The whole premise of this show is about foreshadowing what the audience knows is to come.

Except there's no single "right" answer to what happens in Batman's career. It's been interpreted many different ways in the comics and various adaptations, and anyone with any sense about how fiction works understands that adaptations are allowed to change things. In one comics continuity, Babs Gordon was Jim's biological daughter; in another, she was his niece whom he adopted when her parents were killed in a drag-racing accident (I just happened to read that story yesterday). In the Burton/Schumacher continuity, she was Barbara Wilson and was Alfred's niece with no connection to Gordon. In the animated series The Batman, Batgirl was Batman's sidekick before Robin; in the animated series Beware the Batman, teenage Barbara was helping Batman as a hacker called Oracle while his sidekick in the field was Katana. And so on. There is no destiny here. Adaptations get to change things. That's what the word "adapt" means. There's no point in doing a new version of a story if you don't do it differently. And Gotham is perhaps the most "different" version of the Batman mythos I've ever seen.
 
Batgirl is hardly some obscure element of a single version of the Batman mythos who may or may not be included from one iteration to the next and isn't all that important. You're thinking of Batwoman. No, after Robin, Babs is by far the most important part of the Bat Family and she always shows up, sooner or later.

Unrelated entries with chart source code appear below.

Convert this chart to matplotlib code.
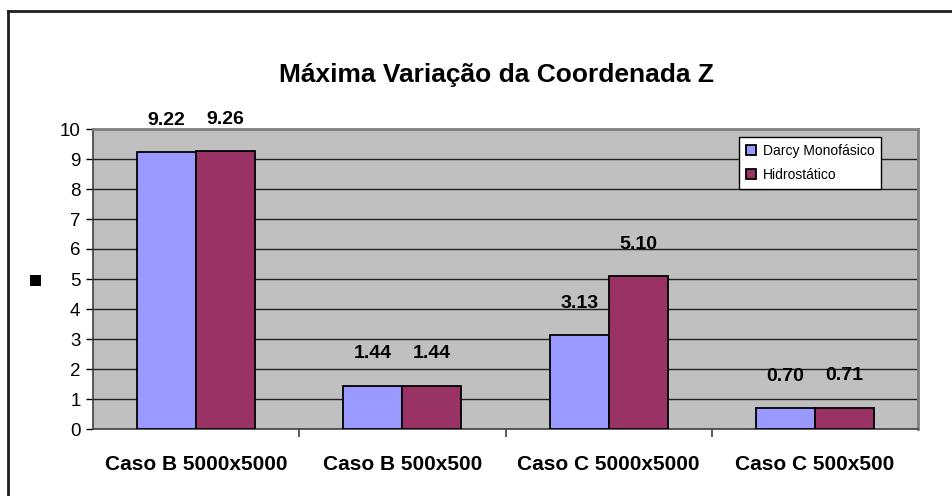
import matplotlib
matplotlib.use("Agg")
import matplotlib.pyplot as plt
from matplotlib.lines import Line2D
from matplotlib.patches import Rectangle
import numpy as np

plt.rcParams['font.family'] = ['Liberation Sans', 'DejaVu Sans']

categories = ["Caso B 5000x5000", "Caso B 500x500", "Caso C 5000x5000", "Caso C 500x500"]
darcy = [9.22, 1.44, 3.13, 0.70]
hidro = [9.26, 1.44, 5.10, 0.71]
series_names = ["Darcy Monofásico", "Hidrostático"]
title = "Máxima Variação da Coordenada Z"

W, H = 952, 496
fig = plt.figure(figsize=(W / 100, H / 100), dpi=100)
fig.patch.set_facecolor("white")

# plot area in pixel coordinates
left, right, top, bottom = 93, 918, 129, 429
ax = fig.add_axes([left / W, 1 - bottom / H, (right - left) / W, (bottom - top) / H])
ax.set_facecolor("#C0C0C0")

x = np.arange(len(categories))
bw = 0.286
b1 = ax.bar(x - bw / 2, darcy, bw, color="#9999FF", edgecolor="black", linewidth=1.3, zorder=3,
            label=series_names[0])
b2 = ax.bar(x + bw / 2, hidro, bw, color="#993366", edgecolor="black", linewidth=1.3, zorder=3,
            label=series_names[1])

for bars, vals in ((b1, darcy), (b2, hidro)):
    for rect, v in zip(bars, vals):
        ax.annotate(f"{v:.2f}", (rect.get_x() + rect.get_width() / 2, v),
                    xytext=(0, 23), textcoords="offset points", ha="center", va="center",
                    fontsize=14, fontweight="bold", zorder=5, annotation_clip=False)

ax.set_xlim(-0.5, len(categories) - 0.5)
ax.set_ylim(0, 10)
ax.set_yticks(range(0, 11))
ax.yaxis.grid(True, color="#202020", linewidth=1.0, zorder=1)
ax.set_axisbelow(True)

ax.set_xticks(np.arange(0.5, len(categories) - 0.5, 1.0))
ax.set_xticklabels([])
ax.set_xticks(x, minor=True)
ax.set_xticklabels(categories, minor=True, fontsize=15, fontweight="bold")
ax.tick_params(axis="x", which="minor", length=0, pad=19)
ax.tick_params(axis="x", which="major", length=6, width=1.2, direction="out", colors="#404040")
ax.tick_params(axis="y", length=5, width=1, labelsize=13.5, pad=4, colors="black")

for s in ("top", "right"):
    ax.spines[s].set_color("#808080")
    ax.spines[s].set_linewidth(2)
for s in ("left", "bottom"):
    ax.spines[s].set_color("#404040")
    ax.spines[s].set_linewidth(1.2)

leg = ax.legend(loc="upper left", bbox_to_anchor=((739 - left) / (right - left), 1 - (137 - top) / (bottom - top)),
                fontsize=10, frameon=True, fancybox=False, edgecolor="black", framealpha=1,
                handlelength=0.7, handleheight=0.7, handletextpad=0.5, labelspacing=0.7,
                borderpad=0.5, borderaxespad=0)
leg.get_frame().set_linewidth(1.0)
leg.get_frame().set_facecolor("white")

fig.text(496 / W, 1 - 75 / H, title, ha="center", va="center", fontsize=19, fontweight="bold")

# axis title placeholder square
fig.patches.append(Rectangle((30 / W, 1 - 286 / H), 11 / W, 11 / H, transform=fig.transFigure,
                             facecolor="black", edgecolor="none"))

# chart frame (left and top edges)
fig.add_artist(Line2D([8 / W, 8 / W], [0, 1 - 11 / H], color="#202020", linewidth=2, transform=fig.transFigure))
fig.add_artist(Line2D([8 / W, 1], [1 - 11 / H, 1 - 11 / H], color="#202020", linewidth=2, transform=fig.transFigure))

fig.savefig("out.png", dpi=100)
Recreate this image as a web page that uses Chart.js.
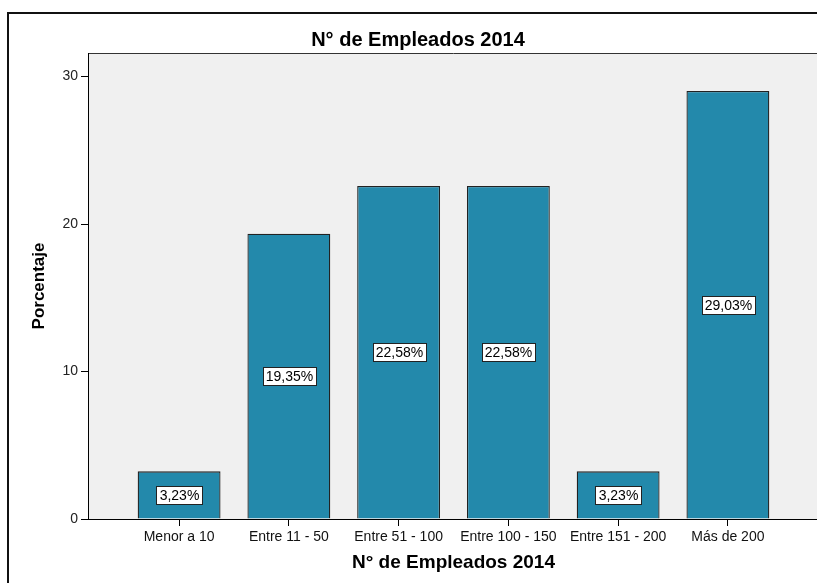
<!DOCTYPE html>
<html>
<head>
<meta charset="utf-8">
<script src="https://cdn.jsdelivr.net/npm/chart.js@4"></script>
<style>
  html, body { margin: 0; padding: 0; background: #fff; overflow: hidden; width: 817px; height: 583px; }
  #wrap { position: absolute; left: 0; top: 0; width: 830px; height: 583px; }
  #frame { position: absolute; left: 7px; top: 12px; width: 900px; height: 700px; border: 2px solid #111; box-sizing: border-box; pointer-events: none; }
</style>
</head>
<body>
<div id="frame"></div>
<div id="wrap"><canvas id="chart"></canvas></div>
<script>
'use strict';

// Data
const categories = ['Menor a 10', 'Entre 11 - 50', 'Entre 51 - 100', 'Entre 100 - 150', 'Entre 151 - 200', 'Más de 200'];
const porcentajes = [3.23, 19.35, 22.58, 22.58, 3.23, 29.03];
const yTicks = [0, 10, 20, 30];

const FONT = '"Liberation Sans", Arial, sans-serif';
const BAR = '#2389ab';

// grey plot panel + top border
const panelBg = {
  id: 'panelBg',
  beforeDraw(chart) {
    const { ctx, chartArea: a } = chart;
    ctx.save();
    ctx.fillStyle = '#f0f0f0';
    ctx.fillRect(a.left, a.top, a.right - a.left, a.bottom - a.top);
    ctx.strokeStyle = '#333';
    ctx.lineWidth = 1;
    ctx.beginPath();
    ctx.moveTo(a.left, a.top + 0.5);
    ctx.lineTo(a.right, a.top + 0.5);
    ctx.stroke();
    ctx.restore();
  }
};

// boxed value labels in the middle of each bar
const boxLabels = {
  id: 'boxLabels',
  afterDatasetsDraw(chart) {
    const { ctx } = chart;
    const meta = chart.getDatasetMeta(0);
    ctx.save();
    ctx.font = '14px ' + FONT;
    ctx.textAlign = 'center';
    ctx.textBaseline = 'middle';
    meta.data.forEach((el, i) => {
      const txt = porcentajes[i].toFixed(2).replace('.', ',') + '%';
      const w = Math.round(ctx.measureText(txt).width + 6);
      const h = 18;
      const cx = Math.round(el.x);
      const cy = Math.round((el.y + el.base) / 2);
      const x0 = Math.round(cx - w / 2);
      ctx.fillStyle = '#fff';
      ctx.fillRect(x0, cy - h / 2, w, h);
      ctx.strokeStyle = '#222';
      ctx.lineWidth = 1;
      ctx.strokeRect(x0 + 0.5, cy - h / 2 + 0.5, w, h);
      ctx.fillStyle = '#000';
      ctx.fillText(txt, cx + 0.5, cy + 1);
    });
    ctx.restore();
  }
};

new Chart(document.getElementById('chart').getContext('2d'), {
  type: 'bar',
  data: {
    datasets: [{
      label: 'Porcentaje',
      data: porcentajes.map((v, i) => ({ x: i, y: v })),
      backgroundColor: BAR,
      borderColor: '#222',
      borderWidth: 1.3,
      categoryPercentage: 1,
      barPercentage: 0.755
    }]
  },
  options: {
    responsive: true,
    maintainAspectRatio: false,
    animation: false,
    layout: { padding: { left: 17, right: 11, top: 0, bottom: 0 } },
    plugins: {
      legend: { display: false },
      tooltip: { enabled: false },
      title: {
        display: true,
        text: 'N° de Empleados 2014',
        color: '#000',
        font: { family: FONT, size: 20, weight: 'bold' },
        padding: { top: 28.5, bottom: 0.5 }
      }
    },
    scales: {
      x: {
        type: 'linear',
        offset: false,
        min: -0.83, max: 5.83,
        afterBuildTicks: s => { s.ticks = categories.map((_, i) => ({ value: i })); },
        afterFit: s => { s.height = 64; },
        ticks: {
          autoSkip: false, maxRotation: 0,
          color: '#111', font: { family: FONT, size: 14 },
          callback: v => categories[v] ?? ''
        },
        grid: { display: true, offset: false, drawOnChartArea: false, drawTicks: true, tickLength: 7, color: '#000' },
        border: { display: true, color: '#000', width: 1 },
        title: {
          display: true, text: 'N° de Empleados 2014', color: '#000',
          font: { family: FONT, size: 19, weight: 'bold' },
          padding: { top: 0, bottom: 8.6 }
        }
      },
      y: {
        min: 0, max: 31.6,
        afterBuildTicks: s => { s.ticks = yTicks.map(v => ({ value: v })); },
        afterFit: s => { s.width = 71; },
        ticks: { color: '#222', font: { family: FONT, size: 14 } },
        grid: { display: true, drawOnChartArea: false, drawTicks: true, tickLength: 7, color: '#000' },
        border: { display: true, color: '#000', width: 1 },
        title: {
          display: true, text: 'Porcentaje', color: '#000',
          font: { family: FONT, size: 17, weight: 'bold' },
          padding: { top: 12.3, bottom: 0 }
        }
      }
    }
  },
  plugins: [panelBg, boxLabels]
});
</script>
</body>
</html>
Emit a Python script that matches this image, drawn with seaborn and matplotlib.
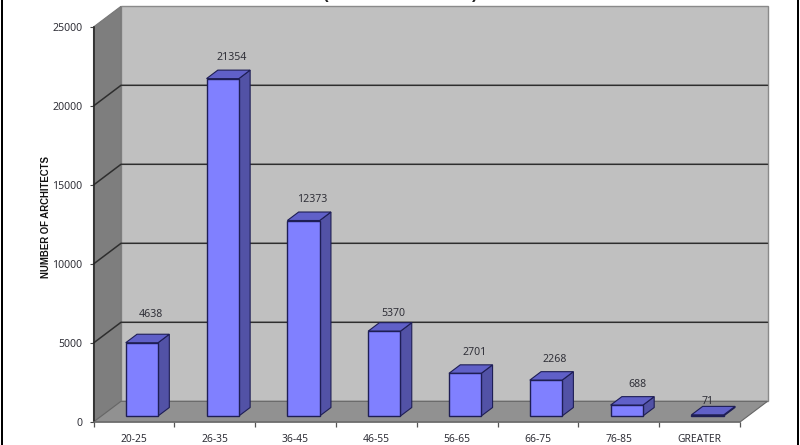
import numpy as np
import pandas as pd
import matplotlib
matplotlib.use("Agg")
import matplotlib.pyplot as plt
from matplotlib.patches import Polygon, Rectangle
from matplotlib.transforms import Affine2D
import seaborn as sns

age_groups = ["20-25", "26-35", "36-45", "46-55", "56-65", "66-75", "76-85", "GREATER"]
architects = [4638, 21354, 12373, 5370, 2701, 2268, 688, 71]
y_ticks = [0, 5000, 10000, 15000, 20000, 25000]
y_label = "NUMBER OF ARCHITECTS"

W, H = 800, 445
FRONT = "#8080FF"; SIDE = "#5252A6"; TOP = "#6060C8"; EDGE = "#1E1E55"
BACK = "#C0C0C0"; WALL = "#7E7E7E"; FLOOR = "#919191"
TXT = "#303038"

df = pd.DataFrame({"age": age_groups, "n": architects})
sns.set_style("white")
plt.rcParams["font.family"] = ["Noto Sans", "DejaVu Sans"]
fig = plt.figure(figsize=(W / 100, H / 100), dpi=100, facecolor="white")
ax = fig.add_axes([93.5 / W, 1 - 422 / H, 646.5 / W, 395 / H])
ax.patch.set_visible(False)

sns.barplot(data=df, x="age", y="n", ax=ax, color=FRONT, saturation=1, width=0.4,
            edgecolor=EDGE, linewidth=1.0, errorbar=None, zorder=5)
ax.set_xlim(-0.5, 7.5)
ax.set_ylim(0, 25000)

# oblique projection: depth expressed in axis units
DX, DY = 27.5 / 80.8, 20.7 * 25000 / 395
def proj(x, y, d):
    return (x + d * DX, y + d * DY)

def poly(pts, fc, ec, z, lw=0.8):
    ax.add_patch(Polygon(pts, closed=True, facecolor=fc, edgecolor=ec, linewidth=lw,
                         zorder=z, clip_on=False))

x0, x1, y0, y1 = -0.5, 7.5, 0, 25000
poly([proj(x0, y0, 1), proj(x1, y0, 1), proj(x1, y1, 1), proj(x0, y1, 1)], BACK, "#8A8A8A", 0, 1.0)
poly([proj(x0, y0, 0), proj(x0, y0, 1), proj(x0, y1, 1), proj(x0, y1, 0)], WALL, "#777777", 1, 0.8)
poly([proj(x0, y0, 0), proj(x1, y0, 0), proj(x1, y0, 1), proj(x0, y0, 1)], FLOOR, "#666666", 1, 0.8)

for t in y_ticks[1:-1]:
    ax.plot(*zip(proj(x0, t, 0), proj(x0, t, 1), proj(x1, t, 1)), color="#2E2E2E", lw=1.1,
            zorder=2, clip_on=False)

# bars stand slightly behind the front plane
D0, D1 = 0.29, 0.70
shift = Affine2D().translate(D0 * DX, D0 * DY)
for bar in ax.containers[0]:
    bar.set_transform(shift + ax.transData)
    bar.set_clip_on(False)
    l, r, v = bar.get_x(), bar.get_x() + bar.get_width(), bar.get_height()
    poly([proj(r, 0, D0), proj(r, 0, D1), proj(r, v, D1), proj(r, v, D0)], SIDE, EDGE, 4)
    poly([proj(l, v, D0), proj(l, v, D1), proj(r, v, D1), proj(r, v, D0)], TOP, EDGE, 4)

# value labels, offset from the bar's front top in pixels
label_offsets = {4638: (9, 28), 5370: (9, 18), 688: (11, 21), 71: (0, 13)}
for i, v in enumerate(architects):
    ox, oy = label_offsets.get(v, (9, 21))
    ax.annotate(str(v), xy=proj(i, v, D0), xytext=(ox * 0.72, oy * 0.72),
                textcoords="offset points", ha="center", va="center",
                fontsize=7.6, color=TXT, zorder=8, annotation_clip=False)

for s in ("top", "right"):
    ax.spines[s].set_visible(False)
ax.spines["left"].set_color("#222222"); ax.spines["left"].set_linewidth(1.1); ax.spines["left"].set_zorder(3)
ax.spines["bottom"].set_color("#6E6E6E"); ax.spines["bottom"].set_linewidth(1.1); ax.spines["bottom"].set_zorder(3)

ax.set_yticks(y_ticks)
ax.tick_params(axis="y", length=2.6, width=0.8, color="#444444", pad=5.5, labelsize=7.6,
               labelcolor=TXT, left=True)
ax.set_xticks(range(len(age_groups)))
ax.set_xticklabels(age_groups)
ax.set_xticks(np.arange(-0.5, 8), minor=True)
ax.tick_params(axis="x", which="major", length=0, pad=8.5, labelsize=7.4, labelcolor=TXT)
ax.tick_params(axis="x", which="minor", length=3.8, width=0.9, color="#555555", bottom=True)
ax.set_xlabel("")
ax.set_ylabel("")
fig.text(46 / W, 1 - 217 / H, y_label, rotation=90, ha="center", va="center",
         fontsize=6.9, fontweight="bold", color="#111111", family="Liberation Sans")

# clipped title remnants at the top edge
for px, s in ((325, "("), (475, ")")):
    fig.text(px / W, 1 + 1.0 / H, s, ha="center", va="baseline", fontsize=12,
             fontweight="bold", color="#222222", family="Liberation Sans")

# black frame strips at the image edges
for px in (1, 797):
    fig.add_artist(Rectangle((px / W, 0), 2.4 / W, 1, transform=fig.transFigure,
                             facecolor="black", edgecolor="none"))

fig.savefig("out.png", dpi=100, facecolor="white")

This show may play with the mythology a bit, but not *that* much. It still likes to remain loyal to the spirit of the source material, not not necessarily the letter.

So the point stands; what they've done with Barbara is going to make the potential future inclusion of Babs very odd *unless* they do something very different with the character next season (aside from bringing her back to life, because that's just par for the course on this show.)
 
Batgirl is hardly some obscure element of a single version of the Batman mythos who may or may not be included from one iteration to the next and isn't all that important. You're thinking of Batwoman. No, after Robin, Babs is by far the most important part of the Bat Family and she always shows up, sooner or later.

Again, so what? Gotham is never going to get there. At this point, you're arguing for the sake of being argumentative. How many Batgirls can dance on the head of a pin?
 
Again, so what? Gotham is never going to get there. At this point, you're arguing for the sake of being argumentative. How many Batgirls can dance on the head of a pin?
All I said was, it's going to be weird. You're the one that insisted on arguing it into the ground.
 
Except there's no single "right" answer to what happens in Batman's career. It's been interpreted many different ways in the comics and various adaptations, and anyone with any sense about how fiction works understands that adaptations are allowed to change things. In one comics continuity, Babs Gordon was Jim's biological daughter; in another, she was his niece whom he adopted when her parents were killed in a drag-racing accident (I just happened to read that story yesterday). In the Burton/Schumacher continuity, she was Barbara Wilson and was Alfred's niece with no connection to Gordon. In the animated series The Batman, Batgirl was Batman's sidekick before Robin; in the animated series Beware the Batman, teenage Barbara was helping Batman as a hacker called Oracle while his sidekick in the field was Katana. And so on. There is no destiny here. Adaptations get to change things. That's what the word "adapt" means. There's no point in doing a new version of a story if you don't do it differently. And Gotham is perhaps the most "different" version of the Batman mythos I've ever seen.
You have just refuted your own comment that it can't happen on this show.
We have seen Jim's uncle, and there was nothing to indicate that he didn't have a daughter. She could very easily appear next season as a teenager with some gymnastic training and some computer hacking talents, interested in finding out what happened to her father.